Boost Your Mood With The Negative Ions Hidden In All Your Daily Routines
Maybe you heard somewhere that negative ions can boost your depressed mood, especially during winter. A few studies happen and suddenly negative ion generators can increase feelings of well-being, and devices that emit positive ions like microwaves and air conditioners are suddenly no-nos.
Now questions burgeon in your mind. Are there steps I can proactively take to feel better, that I'm just not thinking about? Before you purchase that ion generator sitting in your Amazon cart or write off the entire theory as pseudoscience, here's what you need to know about negative ion therapy and what it can do for you.
A primer on negative ion therapy
Flipping through your old chemistry notes, you'll recall that negative ions are atoms or molecules with more electrons than protons. They are generally created when water evaporates. Simply by existing as a human on this Earth, you get a nice dose of negative ion therapy every day. Showering with hot water, for example, strips water molecules of their electrons, which go on to join other atoms.

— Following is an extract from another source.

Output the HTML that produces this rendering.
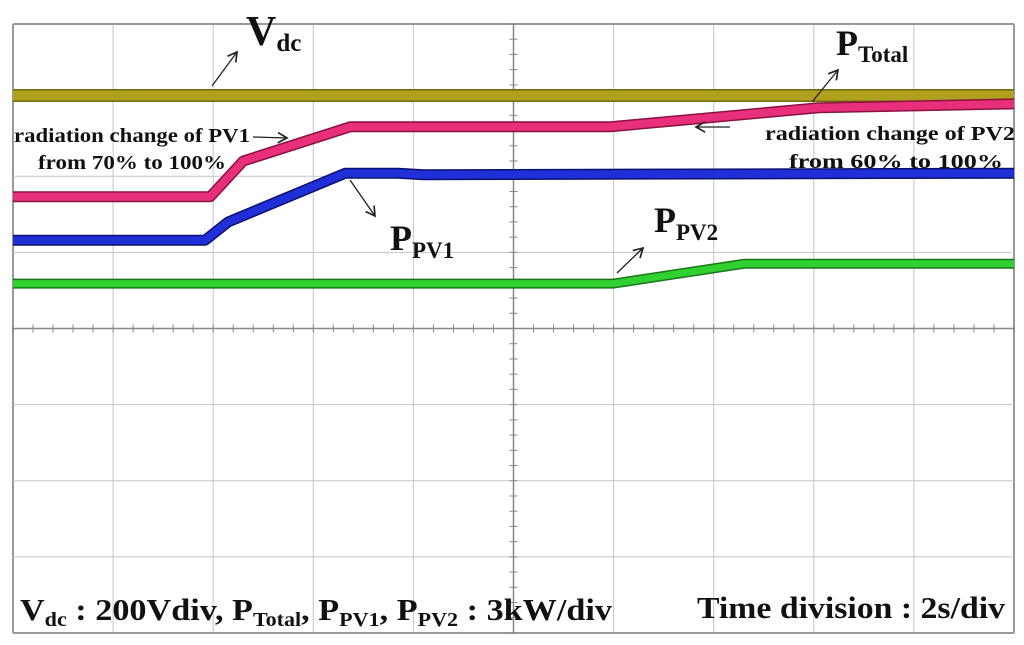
<!DOCTYPE html>
<html><head><meta charset="utf-8"><style>
html,body{margin:0;padding:0;background:#fff;width:1024px;height:645px;overflow:hidden}
svg{position:absolute;left:0;top:0}
text{font-family:"Liberation Serif",serif;font-weight:bold;fill:#111}
</style></head><body>
<svg id="chart" width="1024" height="645">
<defs><marker id="ah" markerWidth="10" markerHeight="10" refX="8" refY="5" orient="auto"><path d="M1,1 L8,5 L1,9" fill="none" stroke="#222" stroke-width="1.3"/></marker></defs>
<g id="grid"></g>
<g id="traces"></g>
<g>
<text x="246" y="45" font-size="42">V<tspan font-size="25" dy="6">dc</tspan></text>
<line x1="212" y1="86" x2="237" y2="52" stroke="#222" stroke-width="1.3" marker-end="url(#ah)"/>
<text x="836" y="55" font-size="36">P<tspan font-size="23" dy="7">Total</tspan></text>
<line x1="812" y1="102" x2="838" y2="70" stroke="#222" stroke-width="1.3" marker-end="url(#ah)"/>
<text x="14" y="142" font-size="20" textLength="236" lengthAdjust="spacingAndGlyphs">radiation change of PV1</text>
<text x="38" y="169" font-size="20" textLength="188" lengthAdjust="spacingAndGlyphs">from 70% to 100%</text>
<line x1="253" y1="137" x2="287" y2="138" stroke="#222" stroke-width="1.3" marker-end="url(#ah)"/>
<text x="765" y="140" font-size="20" textLength="250" lengthAdjust="spacingAndGlyphs">radiation change of PV2</text>
<text x="789" y="168" font-size="20" textLength="214" lengthAdjust="spacingAndGlyphs">from 60% to 100%</text>
<line x1="730" y1="127" x2="696" y2="127" stroke="#222" stroke-width="1.3" marker-end="url(#ah)"/>
<text x="390" y="250" font-size="36">P<tspan font-size="23" dy="8">PV1</tspan></text>
<line x1="350" y1="180" x2="375" y2="216" stroke="#222" stroke-width="1.3" marker-end="url(#ah)"/>
<text x="654" y="232" font-size="36">P<tspan font-size="23" dy="8">PV2</tspan></text>
<line x1="617" y1="273" x2="643" y2="248" stroke="#222" stroke-width="1.3" marker-end="url(#ah)"/>
<text x="20" y="620" font-size="31" textLength="592" lengthAdjust="spacingAndGlyphs">V<tspan font-size="20" dy="6">dc</tspan><tspan dy="-6"> : 200Vdiv, P</tspan><tspan font-size="20" dy="6">Total</tspan><tspan dy="-6">, P</tspan><tspan font-size="20" dy="6">PV1</tspan><tspan dy="-6">, P</tspan><tspan font-size="20" dy="6">PV2</tspan><tspan dy="-6"> : 3kW/div</tspan></text>
<text x="697" y="618" font-size="31" textLength="308" lengthAdjust="spacingAndGlyphs">Time division : 2s/div</text>
</g>
</svg>
<script>
// time in seconds (0-20), values in divisions from bottom (0-8)
const vdcT=[0,20], vdcV=[7.06,7.06];
const totalT=[0,3.94,4.6,6.74,11.94,16.1,20], totalV=[5.73,5.73,6.2,6.65,6.65,6.9,6.95];
const pv1T=[0,3.84,4.3,6.64,7.7,8.2,20], pv1V=[5.16,5.16,5.4,6.04,6.04,6.02,6.04];
const pv2T=[0,12.0,14.6,20], pv2V=[4.59,4.59,4.85,4.85];
const L=13,R=1014,T=24,B=633;
const xs=t=>L+(R-L)*t/20, ys=v=>B-(B-T)*v/8;
const NS='http://www.w3.org/2000/svg';
const grid=document.getElementById('grid'), tr=document.getElementById('traces');
function ln(p,x1,y1,x2,y2,c,w,da){const e=document.createElementNS(NS,'line');e.setAttribute('x1',x1);e.setAttribute('y1',y1);e.setAttribute('x2',x2);e.setAttribute('y2',y2);e.setAttribute('stroke',c);e.setAttribute('stroke-width',w);if(da)e.setAttribute('stroke-dasharray',da);p.appendChild(e);return e;}
for(let i=0;i<=10;i++){const e=ln(grid,xs(i*2),T,xs(i*2),B,i==0||i==10?'#999':'#c4c4c4',i==0||i==10?2:1);

}
for(let j=0;j<=8;j++){const e=ln(grid,L,ys(j),R,ys(j),j==0||j==8?'#999':'#c4c4c4',j==0||j==8?2:1);

}
const cx=ln(grid,xs(10),T,xs(10),B,'#888',1.5);
const cy=ln(grid,L,ys(4),R,ys(4),'#888',1.5);
for(let k=0;k<=50;k++){ln(grid,xs(k*0.4),ys(4)-4,xs(k*0.4),ys(4)+4,'#888',1);}
for(let k=0;k<=40;k++){ln(grid,xs(10)-4,ys(k*0.2),xs(10)+4,ys(k*0.2),'#888',1);}
function trace(tt,vv,col,dark,w,name){
  const d=tt.map((t,i)=>(i?'L':'M')+xs(t)+','+ys(vv[i])).join(' ');
  const p=document.createElementNS(NS,'path');p.setAttribute('d',d);p.setAttribute('fill','none');p.setAttribute('stroke',dark);p.setAttribute('stroke-width',w+2);p.setAttribute('stroke-linejoin','round');
  
  
  tr.appendChild(p);
  const q=p.cloneNode();q.setAttribute('stroke',col);q.setAttribute('stroke-width',w-1);
  
  
  tr.appendChild(q);
}
trace(vdcT,vdcV,'#b0a020','#6f6a10',11,'vdc-trace');
trace(totalT,totalV,'#e8307a','#8a1040',9,'ptotal-trace');
trace(pv1T,pv1V,'#2030d8','#0a1070',9,'ppv1-trace');
trace(pv2T,pv2V,'#30d030','#187818',8,'ppv2-trace');
</script>
</body></html>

Even before the age of the hot shower, people realized they felt happier in warm environments with moving water—especially seashores and waterfalls. Both environments are more negatively charged than the average environment. Rumors and research circulated until the 1990s when Columbia University put the rumors to a randomized double-blind test.
The study investigated how negative ions affect the winter blues. During a gloomy Manhattan winter, participants with seasonal affective disorder (SAD) sat in a room for 30 minutes daily with ionizers blasting enough negative ions to match the summer air, which is naturally more negatively charged than winter air. After several weeks of treatment, a whopping 58 percent of the experimental group reported over half of their seasonal depressive symptoms left. The participants who did not receive the treatment felt no change.
Thus I want to leave you with a few do's and don'ts when it comes to negative ion therapy:
1. Don't replace your antidepressant medication with an ionizing air purifier.
Air purifiers (though they do provide nice white noise to fall asleep to) are not anywhere near the levels of an antidepressant. The scientists conducting the study set their 25 grant-funded, Swedish ionizers to a level like nothing on Amazon will give you.
2. Do take a trip to the beach or take a walk outside after a thunderstorm.
The negligible amount of negative ions released from a purifier cannot be compared to the amount an ocean surf or a thunderstorm releases.
3. Don't spend money on a Himalayan salt lamp or negative ion jewelry.
Sure, the jewelry is stylish in yoga class and salt lamps are the hallmark of at-home Zen. But jewelry doesn't provide enough of an ion dose to feel a significant difference in mood.
4. Do take a nice warm shower every day.
I hope you take a shower daily because I care about your hygiene, but you can get a healthy dose of negative ion therapy in the shower, too. Of course, do not go overboard with four showers a day. Your skin and water bill will suffer, and the negative ion benefit isn't high enough to warrant your skin or wallet health.
5. Don't deprive yourself of microwaves, air conditioning, or computer monitors.
Yes, they emit positive ions. However, just walking on the face of the earth right before a thunderstorm gets you an incomparably higher dosage of positive ions. If you can handle your pre-thunderstorm mood, ask yourself if your modern technology asceticism is worth it.
6. Do keep plants around the house.
Plants naturally emit negative ions. As I said before, do not think the Japanese peace lily sitting on your desk can boost your mood the same way the right medication can. However, plants are natural, inexpensive gifts from Mother Earth that can make a low-budget, post-college, I'm-not-sure-I'm-an-adult-yet apartment look presentable—while emitting negative ions.
Basically, negative ions can boost your mood. However, probably not as much as you would like. Make the easy, inexpensive changes that are helpful anyway—like nature walks and houseplants. Avoid random gadgets online that don't do anything else for you except "release negative ions." In the end, all this research takes us back in time. Essentially, if you want to live and feel better, take a prescription from the Victorian doctors and go on holiday by the sea.